Judaism is a monotheistic religion. Jews believe there is one God who created and rules the world. This God is omnipotent (all powerful), omniscient (all knowing) and omnipresent (in all places at all times). God is also just and merciful.
People It is believed that each person is created in the image of one God. Therefore, all people are created equal.
Furthermore, our likeness to God is in our intellectual ability to understand. Judaism believes that people have freewill and are responsible for the choices made.
Judaism is an ethical religion. When the Israelites accepted the Ten Commandments from God at Mount Sinai, they committed themselves to following a code of law, which regulates both how they worship God and how they treat other people.
The Torah is the primary document of Judaism. Torah, which means "teaching", is God's revealed instructions to the Jewish People.
Jews learn from the Torah how to act, think and even feel about life and death. The stories in the Torah teach about God's relationship with the Jewish People. In addition, the Torah contains 613 commandments from God . The Ten Commandments are considered the most important commandments of the Torah.
Land Judaism believes the Land of Israel was part of the covenant made between God and the Jewish People at Mount Sinai. Since the time of Abraham, there has been a continual Jewish presence in the Land of Israel.
Messiah Jews believe the Messiah will be a person (not a god), from the family of King David, who will lead the world to unity and peace. Jews do not believe that Jesus was the Messiah.
2. God is one and unique.
3. God is incorporeal.
4. God is eternal.
5. Prayer is to be directed to God alone.
6. The words of the prophets are true.
7. Moses was the greatest prophet, and his prophecies are true.
8. The Torah was given to Moses.
9. There will be no other Torah.
10. God knows the thoughts and deeds of men.
11. God will reward the good and punish the wicked.

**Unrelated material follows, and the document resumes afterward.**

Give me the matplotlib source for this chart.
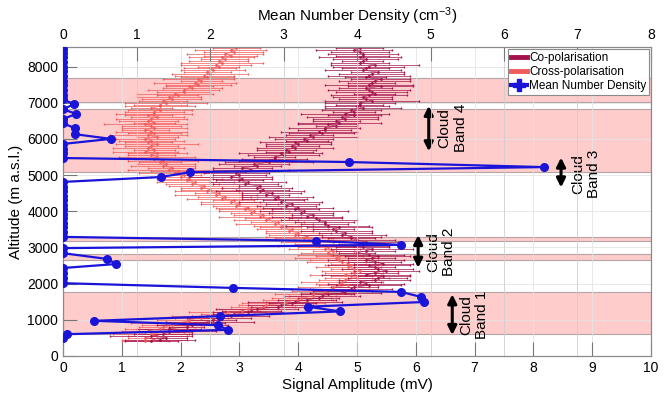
import matplotlib
matplotlib.use('Agg')
import matplotlib.pyplot as plt
from matplotlib.lines import Line2D

plt.rcParams['font.family'] = ['Liberation Sans', 'DejaVu Sans']
plt.rcParams['mathtext.default'] = 'regular'

# altitude grid of the lidar profiles (m)
alt = [400, 450, 500, 550, 600, 650, 700, 750, 800, 850,
       900, 950, 1000, 1050, 1100, 1150, 1200, 1250, 1300, 1350,
       1400, 1450, 1500, 1550, 1600, 1650, 1700, 1750, 1800, 1850,
       1900, 1950, 2000, 2050, 2100, 2150, 2200, 2250, 2300, 2350,
       2400, 2450, 2500, 2550, 2600, 2650, 2700, 2750, 2800, 2850,
       2900, 2950, 3000, 3050, 3100, 3150, 3200, 3250, 3300, 3350,
       3400, 3450, 3500, 3550, 3600, 3650, 3700, 3750, 3800, 3850,
       3900, 3950, 4000, 4050, 4100, 4150, 4200, 4250, 4300, 4350,
       4400, 4450, 4500, 4550, 4600, 4650, 4700, 4750, 4800, 4850,
       4900, 4950, 5000, 5050, 5100, 5150, 5200, 5250, 5300, 5350,
       5400, 5450, 5500, 5550, 5600, 5650, 5700, 5750, 5800, 5850,
       5900, 5950, 6000, 6050, 6100, 6150, 6200, 6250, 6300, 6350,
       6400, 6450, 6500, 6550, 6600, 6650, 6700, 6750, 6800, 6850,
       6900, 6950, 7000, 7050, 7100, 7150, 7200, 7250, 7300, 7350,
       7400, 7450, 7500, 7550, 7600, 7650, 7700, 7750, 7800, 7850,
       7900, 7950, 8000, 8050, 8100, 8150, 8200, 8250, 8300, 8350,
       8400, 8450, 8500]

co_pol = [1.5, 1.65, 1.75, 1.5, 1.7, 1.8, 1.95, 1.8, 2.1, 2.2,
          2.25, 2.5, 2.55, 2.65, 2.85, 2.9, 3.15, 3.2, 3.3, 3.65,
          3.7, 3.9, 3.95, 4.15, 4.35, 4.4, 4.5, 4.8, 4.75, 4.9,
          4.95, 5.2, 5.15, 5.05, 5.3, 5.35, 5.45, 5.15, 5.3, 5.5,
          5.35, 5.3, 5.2, 5.45, 5.3, 5.15, 5.25, 5.35, 5.2, 5.0,
          5.15, 5.25, 5.1, 4.95, 5.05, 5.15, 5.0, 4.9, 4.9, 4.75,
          4.8, 4.65, 4.6, 4.7, 4.5, 4.45, 4.45, 4.35, 4.3, 4.15,
          4.25, 4.05, 4.1, 3.95, 4.0, 3.8, 3.9, 3.7, 3.75, 3.6,
          3.65, 3.45, 3.55, 3.35, 3.4, 3.3, 3.35, 3.1, 3.15, 3.0,
          3.05, 2.85, 3.0, 2.95, 3.1, 3.2, 3.05, 3.3, 3.25, 3.5,
          3.45, 3.6, 3.6, 3.75, 3.7, 3.85, 3.8, 3.95, 3.9, 4.0,
          3.95, 4.15, 4.1, 4.25, 4.2, 4.4, 4.35, 4.45, 4.45, 4.65,
          4.5, 4.7, 4.65, 4.8, 4.75, 4.95, 4.8, 4.95, 4.9, 5.1,
          5.0, 5.05, 5.05, 5.25, 5.15, 5.1, 5.2, 5.3, 5.25, 5.2,
          5.15, 5.4, 5.2, 5.25, 5.3, 5.4, 5.15, 5.2, 5.25, 5.35,
          5.1, 5.15, 5.2, 5.3, 5.05, 5.1, 5.15, 5.05, 5.1, 5.1,
          5.05, 4.95, 5.05]

cross_pol = [1.4, 1.55, 1.4, 1.6, 1.5, 1.7, 1.45, 1.65, 1.7, 1.85,
             1.85, 2.1, 2.15, 2.35, 2.45, 2.75, 2.8, 3.05, 3.15, 3.4,
             3.45, 3.75, 3.8, 4.0, 4.05, 4.25, 4.25, 4.5, 4.45, 4.6,
             4.6, 4.85, 4.7, 4.75, 4.8, 5.0, 4.9, 4.8, 4.95, 5.05,
             4.95, 4.85, 4.9, 4.85, 4.75, 4.7, 4.65, 4.7, 4.55, 4.5,
             4.6, 4.45, 4.5, 4.3, 4.35, 4.25, 4.25, 4.1, 4.15, 3.95,
             4.0, 3.85, 3.9, 3.7, 3.75, 3.6, 3.65, 3.45, 3.5, 3.35,
             3.4, 3.2, 3.25, 3.1, 3.15, 2.95, 3.0, 2.85, 2.9, 2.7,
             2.75, 2.6, 2.65, 2.45, 2.5, 2.35, 2.4, 2.2, 2.25, 2.1,
             2.15, 2.0, 2.05, 1.9, 1.95, 1.8, 1.85, 1.7, 1.75, 1.65,
             1.7, 1.55, 1.6, 1.5, 1.6, 1.4, 1.55, 1.45, 1.5, 1.6,
             1.45, 1.5, 1.4, 1.6, 1.45, 1.55, 1.5, 1.4, 1.55, 1.5,
             1.4, 1.55, 1.45, 1.5, 1.6, 1.45, 1.55, 1.55, 1.65, 1.5,
             1.65, 1.65, 1.75, 1.7, 1.85, 1.8, 1.95, 1.9, 2.05, 2.05,
             2.2, 2.15, 2.3, 2.25, 2.35, 2.3, 2.45, 2.4, 2.5, 2.45,
             2.55, 2.5, 2.65, 2.6, 2.7, 2.65, 2.75, 2.7, 2.85, 2.75,
             2.9, 2.85, 2.95]

co_err = [0.45, 0.6, 0.35, 0.7, 0.5, 0.4, 0.65, 0.55, 0.3, 0.6,
          0.5, 0.75, 0.4, 0.55, 0.65, 0.35, 0.6, 0.5, 0.7, 0.45,
          0.55, 0.4, 0.8, 0.5, 0.35, 0.65, 0.45, 0.6, 0.5, 0.7,
          0.4, 0.55, 0.65, 0.35, 0.6, 0.5, 0.45, 0.75, 0.4, 0.55,
          0.6, 0.35, 0.7, 0.5, 0.45, 0.65, 0.4, 0.55, 0.6, 0.3,
          0.5, 0.7, 0.45, 0.6, 0.35, 0.55, 0.65, 0.4, 0.5, 0.75,
          0.45, 0.6, 0.35, 0.55, 0.7, 0.4, 0.5, 0.65, 0.45, 0.6,
          0.35, 0.55, 0.75, 0.4, 0.6, 0.5, 0.45, 0.7, 0.35, 0.55,
          0.6, 0.4, 0.5, 0.75, 0.45, 0.6, 0.35, 0.55, 0.65, 0.4,
          0.5, 0.7, 0.45, 0.55, 0.35, 0.65, 0.5, 0.4, 0.6, 0.75,
          0.45, 0.55, 0.35, 0.6, 0.7, 0.4, 0.5, 0.65, 0.45, 0.55,
          0.6, 0.35, 0.5, 0.75, 0.4, 0.55, 0.65, 0.45, 0.6, 0.35,
          0.5, 0.7, 0.4, 0.55, 0.6, 0.45, 0.75, 0.35, 0.5, 0.65,
          0.55, 0.4, 0.6, 0.8, 0.45, 0.5, 0.65, 0.35, 0.6, 0.7,
          0.45, 0.55, 0.75, 0.4, 0.6, 0.5, 0.35, 0.7, 0.55, 0.45,
          0.65, 0.4, 0.6, 0.75, 0.5, 0.35, 0.55, 0.7, 0.45, 0.6,
          0.5, 0.65, 0.4]

cross_err = [0.4, 0.55, 0.3, 0.5, 0.65, 0.35, 0.45, 0.6, 0.4, 0.5,
             0.7, 0.35, 0.55, 0.45, 0.6, 0.4, 0.65, 0.3, 0.5, 0.55,
             0.45, 0.7, 0.35, 0.6, 0.5, 0.4, 0.65, 0.45, 0.55, 0.35,
             0.6, 0.5, 0.4, 0.7, 0.45, 0.55, 0.35, 0.6, 0.5, 0.65,
             0.4, 0.55, 0.45, 0.3, 0.6, 0.5, 0.7, 0.4, 0.55, 0.45,
             0.35, 0.6, 0.5, 0.65, 0.4, 0.55, 0.3, 0.5, 0.7, 0.45,
             0.55, 0.4, 0.6, 0.35, 0.5, 0.65, 0.45, 0.55, 0.4, 0.7,
             0.5, 0.35, 0.6, 0.45, 0.55, 0.4, 0.65, 0.5, 0.35, 0.6,
             0.45, 0.7, 0.4, 0.55, 0.5, 0.35, 0.6, 0.45, 0.65, 0.4,
             0.55, 0.5, 0.3, 0.6, 0.45, 0.7, 0.4, 0.55, 0.5, 0.35,
             0.6, 0.45, 0.65, 0.4, 0.5, 0.55, 0.35, 0.6, 0.45, 0.7,
             0.4, 0.55, 0.5, 0.35, 0.65, 0.45, 0.6, 0.4, 0.55, 0.5,
             0.7, 0.35, 0.5, 0.6, 0.45, 0.4, 0.65, 0.5, 0.55, 0.35,
             0.6, 0.45, 0.7, 0.4, 0.5, 0.55, 0.35, 0.65, 0.45, 0.6,
             0.5, 0.4, 0.55, 0.7, 0.35, 0.6, 0.45, 0.5, 0.65, 0.4,
             0.55, 0.45, 0.35, 0.6, 0.7, 0.5, 0.4, 0.55, 0.45, 0.65,
             0.5, 0.6, 0.4]

# mean number density profile
dens_alt = [500, 600, 720, 850, 970, 1100, 1230, 1360, 1490, 1630,
            1770, 1880, 2010, 2140, 2280, 2430, 2540, 2680, 2840, 2980,
            3070, 3180, 3290, 3420, 3550, 3680, 3800, 3930, 4060, 4180,
            4310, 4430, 4560, 4680, 4810, 4945, 5080, 5220, 5360, 5470,
            5600, 5730, 5860, 6000, 6130, 6300, 6430, 6550, 6690, 6820,
            6960, 7090, 7220, 7350, 7480, 7610, 7740, 7870, 8000, 8130,
            8250, 8370, 8480]
density = [0, 0.05, 2.24, 2.11, 0.42, 2.14, 3.77, 3.33, 4.91, 4.87,
           4.6, 2.31, 0, 0, 0, 0, 0.72, 0.6, 0, 0,
           4.6, 3.44, 0, 0, 0, 0, 0, 0, 0, 0,
           0, 0, 0, 0, 0, 1.33, 1.73, 6.54, 3.89, 0,
           0, 0, 0, 0.65, 0.16, 0.16, 0, 0, 0.18, 0,
           0.15, 0, 0, 0, 0, 0, 0, 0, 0, 0,
           0, 0, 0]

cloud_bands = [(610, 1780), (2660, 2830), (3180, 3290), (5080, 6830), (7030, 7690)]

# (label, arrow x in mV, arrow bottom, arrow top, text x, text y)
band_labels = [('Cloud\nBand 1', 6.62, 500, 1780, 6.99, 1130),
               ('Cloud\nBand 2', 6.04, 2360, 3420, 6.43, 2870),
               ('Cloud\nBand 3', 8.47, 4580, 5560, 8.9, 5030),
               ('Cloud\nBand 4', 6.22, 5580, 6990, 6.63, 6300)]

co_col = '#a3124c'
cross_col = '#f15a5a'
blue = '#1a14d9'

fig = plt.figure(figsize=(6.67, 3.95), dpi=100)
ax = fig.add_axes([0.0945, 0.099, 0.8815, 0.782])

for lo, hi in cloud_bands:
    ax.axhspan(lo, hi, facecolor='#ffcccc', edgecolor='#b4a4a4', lw=0.8, zorder=0)

ax.errorbar(cross_pol, alt, xerr=cross_err, fmt='.-', color=cross_col, ms=2,
            lw=0.4, elinewidth=0.5, capsize=1.0, zorder=2)
ax.errorbar(co_pol, alt, xerr=co_err, fmt='.-', color=co_col, ms=2,
            lw=0.4, elinewidth=0.5, capsize=1.0, zorder=2)

ax.set_xlim(0, 10)
ax.set_ylim(0, 8540)
ax.set_xticks(range(0, 11))
ax.set_yticks(range(0, 8001, 1000))
ax.tick_params(direction='in', length=10, color='#777777', labelsize=10, width=0.8)
ax.grid(color='#e4e4e4', lw=0.6)
ax.set_axisbelow(True)
ax.set_xlabel('Signal Amplitude (mV)', fontsize=11, labelpad=2)
ax.set_ylabel('Altitude (m a.s.l.)', fontsize=11, labelpad=3)
for s in ax.spines.values():
    s.set_color('#8a8a8a')

for txt, xa, y0, y1, xt, yt in band_labels:
    ax.annotate('', xy=(xa, y0), xytext=(xa, y1),
                arrowprops=dict(arrowstyle='<|-|>', color='k', lw=2.2, mutation_scale=13))
    ax.text(xt, yt, txt, rotation=90, ha='center', va='center', fontsize=11)

ax2 = ax.twiny()
ax2.set_xlim(0, 8)
ax2.set_xticks(range(0, 9))
ax2.plot(density, dens_alt, '-o', color=blue, lw=1.6, ms=5.5, zorder=3)
ax2.tick_params(direction='in', length=10, color='#777777', labelsize=10, width=0.8)
ax2.grid(axis='x', color='#cfcfcf', lw=0.6)
ax2.set_xlabel('Mean Number Density (cm$^{-3}$)', fontsize=11, labelpad=5)
for s in ax2.spines.values():
    s.set_color('#8a8a8a')

handles = [Line2D([], [], color=co_col, lw=3.5),
           Line2D([], [], color=cross_col, lw=3.5),
           Line2D([], [], color=blue, lw=3, marker='P', ms=9)]
leg = ax2.legend(handles, ['Co-polarisation', 'Cross-polarisation', 'Mean Number Density'],
                 loc='upper right', bbox_to_anchor=(0.997, 0.992), borderaxespad=0,
                 fontsize=8.5, handlelength=1.3, handletextpad=0.2, labelspacing=0.15,
                 borderpad=0.25, fancybox=False, framealpha=1, edgecolor='#8a8a8a')
leg.get_frame().set_linewidth(0.8)

fig.savefig('out.png', dpi=100)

12. The Messiah will come.
13. The dead will be resurrected.
Basic Beliefs of Islam The teachings of Islam are comprised of both faith and duty (din). One branch of Muslim learning, “Tawhid”, defines all that a man should believe, while the other branch, “Shari’a,” prescribes everything that he should do. There is no priesthood and no sacraments.
The basis for Islamic doctrine is found in the Qur’an (Koran). Muslims believe the Qur’an is the word of God, spoken by the angel Gabriel to Muhammad. The Qur’an was only in oral form while Muhammad was living, which means it was constantly interpreted by Muhammad and his disciples. It was written down in the caliphate of Abu Bakr. It alone is infallible and without error. The Qur’an is comprised of 114 chapters, arranged from longest to shortest. For Muslims Muhammad was the last and most perfect of God’s seven prophets or messengers to mankind.
Six Articles of Faith
The six articles of faith are the main doctrines of Islam. All Muslims share beliefs in the following:
1. Allah. Like Judaism and Christianity, Islam believes there is one true Allah (The Arabic translation of the word God). Allah alone is the creator of all the universe.
2. Angels. Angels exist and interact with human lives. They are comprised of light, and each have different purposes or messages to bring to earth. Each man or woman has two angels who record his actions; one records good deeds, the other bad deeds.
3. Scripture. There are four inspired books, the Torah of Moses, the Psalms of David, the Gospel of Jesus Christ (Injil) and the Qur’an. All but the Qur’an have been interpreted and changed by Jews and Christians.
4. Prophets. God has spoken through numerous prophets throughout
time. The six greatest are: Adam, Noah, Abraham, Moses, Jesus, and Muhammad. Muhammad is the last and greatest of Allah’s messengers.
5. Afterlife. On the last day there will be a time of resurrection and judgment. Those who follow Allah and Muhammad will go to Islamic heaven, or Paradise.
The Five Pillars of Faith
The five pillars of faith are duties each Muslim performs to demonstrate his or her faith.
1. Testimony of Faith - One must state, “There is no God but Allah, and Muhammad is the Prophet of Allah.” publicly to become a Muslim.
2. Prayer - Prayer must be done five times a day (upon rising, at noon, in mid-afternoon, after sunset, and before going to sleep) towards the direction of Mecca. The call to prayer is sounded by the muezzin (Muslim crier) from a tower (minaret) within the mosque.
3. Almsgiving - Muslims are legally required to give one-fortieth of their income to the needy. Since those whom alms are given are helping the giver achieve salvation, there is no sense of shame in receiving charity.
4. Fasting - During the holy month of Ramadan, faithful Muslims fast from sunup to sundown each day. This develops self-control, devotion to God, and identity with the needy.
5. Pilgrimage (Hajj)- Each Muslim is expected to make the pilgrimage to Mecca at least once in their lifetime if they have the means to do it and are physically capable of the trip. It is an essential part of gaining salvation, so the old or infirm may send someone in their place. It involves a set of rituals and ceremonies.